> Exercise description
Set down, word for word, only the lines from the start of the records through the line bearing "import seaborn as sns"; include no pictures.
── Material supplied ──
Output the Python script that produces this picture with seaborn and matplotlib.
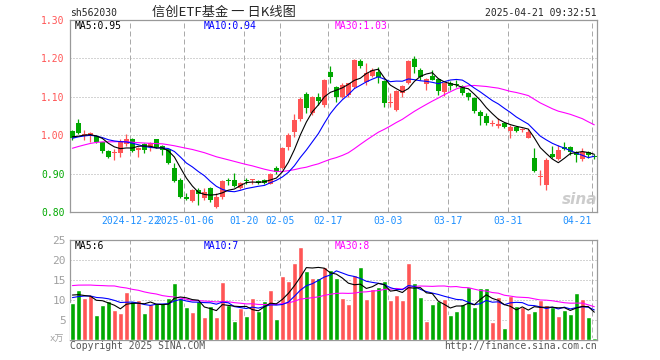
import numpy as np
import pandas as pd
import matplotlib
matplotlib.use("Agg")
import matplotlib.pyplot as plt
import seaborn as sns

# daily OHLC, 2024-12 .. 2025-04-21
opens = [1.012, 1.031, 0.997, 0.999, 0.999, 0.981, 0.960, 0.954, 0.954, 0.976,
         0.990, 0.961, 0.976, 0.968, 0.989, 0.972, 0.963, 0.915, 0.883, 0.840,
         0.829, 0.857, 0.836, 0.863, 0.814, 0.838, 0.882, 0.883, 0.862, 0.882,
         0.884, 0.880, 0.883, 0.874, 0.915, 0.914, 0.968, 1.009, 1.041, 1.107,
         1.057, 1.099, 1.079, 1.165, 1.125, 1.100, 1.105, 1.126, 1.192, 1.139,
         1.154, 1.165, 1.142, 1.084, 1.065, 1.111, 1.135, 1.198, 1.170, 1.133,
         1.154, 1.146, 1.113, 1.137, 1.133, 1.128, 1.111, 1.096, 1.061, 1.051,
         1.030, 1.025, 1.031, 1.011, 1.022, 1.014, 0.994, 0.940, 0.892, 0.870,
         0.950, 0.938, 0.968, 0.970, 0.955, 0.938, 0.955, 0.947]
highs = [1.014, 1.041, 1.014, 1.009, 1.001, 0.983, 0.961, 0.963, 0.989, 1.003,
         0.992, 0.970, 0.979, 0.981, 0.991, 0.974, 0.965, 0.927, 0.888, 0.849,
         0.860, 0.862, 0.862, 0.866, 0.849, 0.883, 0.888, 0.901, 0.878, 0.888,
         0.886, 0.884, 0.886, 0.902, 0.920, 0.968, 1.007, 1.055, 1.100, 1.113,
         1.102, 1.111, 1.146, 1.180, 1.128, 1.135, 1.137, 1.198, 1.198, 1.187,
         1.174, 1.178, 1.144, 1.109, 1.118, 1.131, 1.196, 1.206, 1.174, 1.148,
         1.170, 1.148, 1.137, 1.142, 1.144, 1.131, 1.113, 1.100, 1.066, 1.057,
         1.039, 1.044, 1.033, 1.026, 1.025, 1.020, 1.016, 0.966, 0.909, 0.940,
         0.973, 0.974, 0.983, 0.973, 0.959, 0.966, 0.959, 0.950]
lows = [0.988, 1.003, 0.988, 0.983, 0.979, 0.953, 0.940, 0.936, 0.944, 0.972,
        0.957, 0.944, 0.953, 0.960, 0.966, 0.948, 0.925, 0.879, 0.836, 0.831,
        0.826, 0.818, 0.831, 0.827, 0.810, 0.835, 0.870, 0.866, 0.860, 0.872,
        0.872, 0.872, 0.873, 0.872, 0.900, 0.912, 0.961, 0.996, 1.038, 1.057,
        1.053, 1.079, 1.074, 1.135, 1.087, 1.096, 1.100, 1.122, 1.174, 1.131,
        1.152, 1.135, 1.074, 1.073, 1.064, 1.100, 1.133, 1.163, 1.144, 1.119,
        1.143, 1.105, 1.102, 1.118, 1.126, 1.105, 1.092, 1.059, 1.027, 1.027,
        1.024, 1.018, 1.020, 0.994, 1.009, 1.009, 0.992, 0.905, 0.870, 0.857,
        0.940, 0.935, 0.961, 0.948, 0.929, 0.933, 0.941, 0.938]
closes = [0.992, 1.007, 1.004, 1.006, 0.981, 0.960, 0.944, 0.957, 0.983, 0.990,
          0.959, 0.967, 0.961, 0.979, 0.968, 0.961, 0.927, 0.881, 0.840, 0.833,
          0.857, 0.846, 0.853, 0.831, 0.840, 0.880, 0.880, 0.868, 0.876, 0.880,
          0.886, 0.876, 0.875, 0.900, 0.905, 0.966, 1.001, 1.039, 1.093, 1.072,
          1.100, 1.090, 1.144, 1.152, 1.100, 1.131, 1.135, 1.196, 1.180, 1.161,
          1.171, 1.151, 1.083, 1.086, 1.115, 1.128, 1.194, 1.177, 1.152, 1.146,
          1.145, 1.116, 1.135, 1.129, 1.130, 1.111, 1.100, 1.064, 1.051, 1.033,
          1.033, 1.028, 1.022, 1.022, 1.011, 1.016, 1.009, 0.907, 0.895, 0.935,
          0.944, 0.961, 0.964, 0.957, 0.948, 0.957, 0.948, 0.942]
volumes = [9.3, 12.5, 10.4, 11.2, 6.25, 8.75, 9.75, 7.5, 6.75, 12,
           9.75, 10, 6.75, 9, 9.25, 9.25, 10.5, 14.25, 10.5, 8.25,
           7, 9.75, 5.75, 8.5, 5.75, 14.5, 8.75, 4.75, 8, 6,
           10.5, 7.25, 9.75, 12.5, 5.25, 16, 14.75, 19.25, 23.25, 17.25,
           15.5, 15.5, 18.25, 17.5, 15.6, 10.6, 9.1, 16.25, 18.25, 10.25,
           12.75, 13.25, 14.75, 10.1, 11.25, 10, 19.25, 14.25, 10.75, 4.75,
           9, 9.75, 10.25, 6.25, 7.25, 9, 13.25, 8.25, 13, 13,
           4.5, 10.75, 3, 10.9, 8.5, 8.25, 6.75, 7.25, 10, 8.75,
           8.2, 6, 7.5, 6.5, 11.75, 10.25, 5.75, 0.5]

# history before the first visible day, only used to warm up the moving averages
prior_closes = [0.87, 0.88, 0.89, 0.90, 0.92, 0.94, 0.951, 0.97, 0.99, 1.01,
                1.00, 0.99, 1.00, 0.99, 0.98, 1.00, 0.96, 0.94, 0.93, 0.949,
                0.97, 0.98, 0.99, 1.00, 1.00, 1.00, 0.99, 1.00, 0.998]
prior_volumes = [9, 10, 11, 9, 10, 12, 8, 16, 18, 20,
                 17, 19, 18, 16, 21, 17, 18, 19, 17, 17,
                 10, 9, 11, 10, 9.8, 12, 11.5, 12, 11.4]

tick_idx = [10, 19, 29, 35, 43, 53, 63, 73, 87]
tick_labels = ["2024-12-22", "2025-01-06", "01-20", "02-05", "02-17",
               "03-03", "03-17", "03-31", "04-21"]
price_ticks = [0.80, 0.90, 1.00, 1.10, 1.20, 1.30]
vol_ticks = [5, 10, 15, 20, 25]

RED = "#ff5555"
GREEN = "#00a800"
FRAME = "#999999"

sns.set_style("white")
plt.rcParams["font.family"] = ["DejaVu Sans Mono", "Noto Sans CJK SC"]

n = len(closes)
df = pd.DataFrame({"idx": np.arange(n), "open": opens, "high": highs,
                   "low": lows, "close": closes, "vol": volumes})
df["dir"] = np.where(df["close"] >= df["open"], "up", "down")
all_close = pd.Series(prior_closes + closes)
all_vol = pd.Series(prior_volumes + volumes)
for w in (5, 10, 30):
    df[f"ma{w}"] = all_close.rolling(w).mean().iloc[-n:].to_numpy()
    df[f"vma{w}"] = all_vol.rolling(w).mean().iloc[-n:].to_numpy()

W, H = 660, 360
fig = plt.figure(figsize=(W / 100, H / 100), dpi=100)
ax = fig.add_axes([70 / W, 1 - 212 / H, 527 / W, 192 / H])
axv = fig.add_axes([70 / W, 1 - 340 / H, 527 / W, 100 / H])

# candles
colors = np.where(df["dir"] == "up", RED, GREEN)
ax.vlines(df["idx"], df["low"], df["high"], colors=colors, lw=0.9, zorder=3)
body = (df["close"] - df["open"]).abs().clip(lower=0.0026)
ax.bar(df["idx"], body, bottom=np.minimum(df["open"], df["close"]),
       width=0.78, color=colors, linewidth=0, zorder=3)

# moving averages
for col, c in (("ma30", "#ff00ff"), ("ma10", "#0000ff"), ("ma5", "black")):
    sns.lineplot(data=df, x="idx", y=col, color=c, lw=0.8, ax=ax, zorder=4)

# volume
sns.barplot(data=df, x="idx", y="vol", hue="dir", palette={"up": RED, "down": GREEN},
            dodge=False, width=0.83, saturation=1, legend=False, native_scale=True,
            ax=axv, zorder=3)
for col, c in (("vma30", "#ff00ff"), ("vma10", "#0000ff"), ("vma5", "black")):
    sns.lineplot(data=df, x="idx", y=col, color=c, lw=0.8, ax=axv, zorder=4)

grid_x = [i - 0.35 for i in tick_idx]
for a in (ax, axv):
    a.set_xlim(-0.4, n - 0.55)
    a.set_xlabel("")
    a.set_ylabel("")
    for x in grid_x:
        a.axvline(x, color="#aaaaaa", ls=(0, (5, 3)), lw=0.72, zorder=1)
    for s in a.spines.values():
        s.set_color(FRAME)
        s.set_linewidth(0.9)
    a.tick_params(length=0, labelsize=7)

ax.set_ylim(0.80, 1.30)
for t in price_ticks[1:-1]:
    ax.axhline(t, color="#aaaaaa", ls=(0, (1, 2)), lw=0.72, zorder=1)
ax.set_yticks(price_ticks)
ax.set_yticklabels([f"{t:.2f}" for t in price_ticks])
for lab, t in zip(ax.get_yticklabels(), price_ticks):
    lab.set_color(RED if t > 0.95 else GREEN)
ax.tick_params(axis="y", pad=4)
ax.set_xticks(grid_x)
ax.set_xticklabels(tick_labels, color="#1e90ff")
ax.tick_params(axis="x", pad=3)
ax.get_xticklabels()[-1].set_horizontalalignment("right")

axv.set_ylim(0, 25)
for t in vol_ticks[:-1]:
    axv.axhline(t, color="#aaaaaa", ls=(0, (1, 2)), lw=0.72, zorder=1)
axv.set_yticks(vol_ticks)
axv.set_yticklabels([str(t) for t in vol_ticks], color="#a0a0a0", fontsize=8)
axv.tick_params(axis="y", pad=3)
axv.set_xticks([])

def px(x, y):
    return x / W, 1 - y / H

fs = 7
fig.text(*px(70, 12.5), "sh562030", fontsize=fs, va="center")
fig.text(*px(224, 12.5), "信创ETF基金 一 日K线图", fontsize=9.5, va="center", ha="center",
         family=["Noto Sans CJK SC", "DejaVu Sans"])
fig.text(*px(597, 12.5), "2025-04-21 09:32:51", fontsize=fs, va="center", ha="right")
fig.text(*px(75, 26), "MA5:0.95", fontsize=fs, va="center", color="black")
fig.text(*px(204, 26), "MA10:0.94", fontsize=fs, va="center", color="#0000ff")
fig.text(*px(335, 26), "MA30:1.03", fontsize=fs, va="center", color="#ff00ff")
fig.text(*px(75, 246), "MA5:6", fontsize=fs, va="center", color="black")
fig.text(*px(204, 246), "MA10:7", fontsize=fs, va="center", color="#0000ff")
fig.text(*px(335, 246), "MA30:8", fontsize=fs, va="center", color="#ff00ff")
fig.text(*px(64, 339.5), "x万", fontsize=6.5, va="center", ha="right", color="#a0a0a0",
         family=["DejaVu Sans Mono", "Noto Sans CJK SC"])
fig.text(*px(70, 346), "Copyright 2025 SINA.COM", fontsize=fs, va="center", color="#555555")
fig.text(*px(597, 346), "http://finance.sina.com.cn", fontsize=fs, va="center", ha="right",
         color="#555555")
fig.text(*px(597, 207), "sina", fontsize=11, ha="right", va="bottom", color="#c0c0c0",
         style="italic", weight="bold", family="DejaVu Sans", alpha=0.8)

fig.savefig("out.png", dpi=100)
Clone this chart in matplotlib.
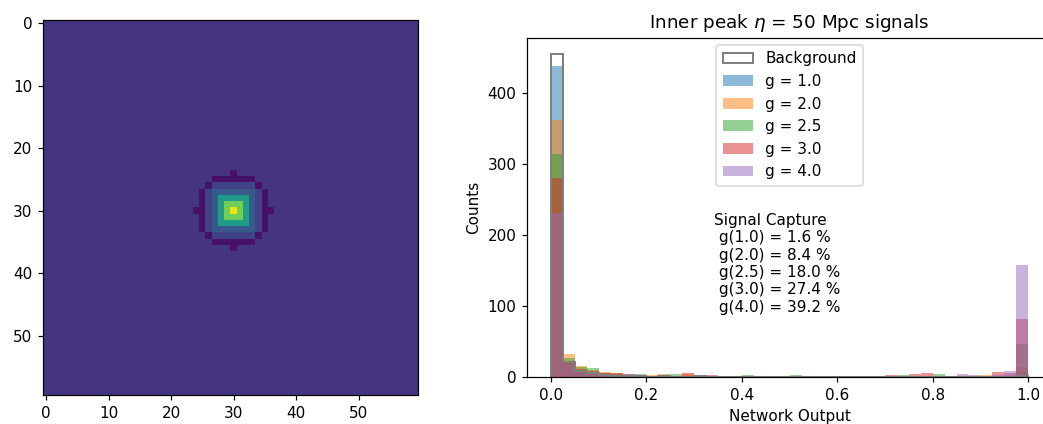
───
> Final result
Output the Python script that produces this picture with seaborn and matplotlib.
import numpy as np
import pandas as pd
import matplotlib
matplotlib.use("Agg")
import matplotlib.pyplot as plt
import seaborn as sns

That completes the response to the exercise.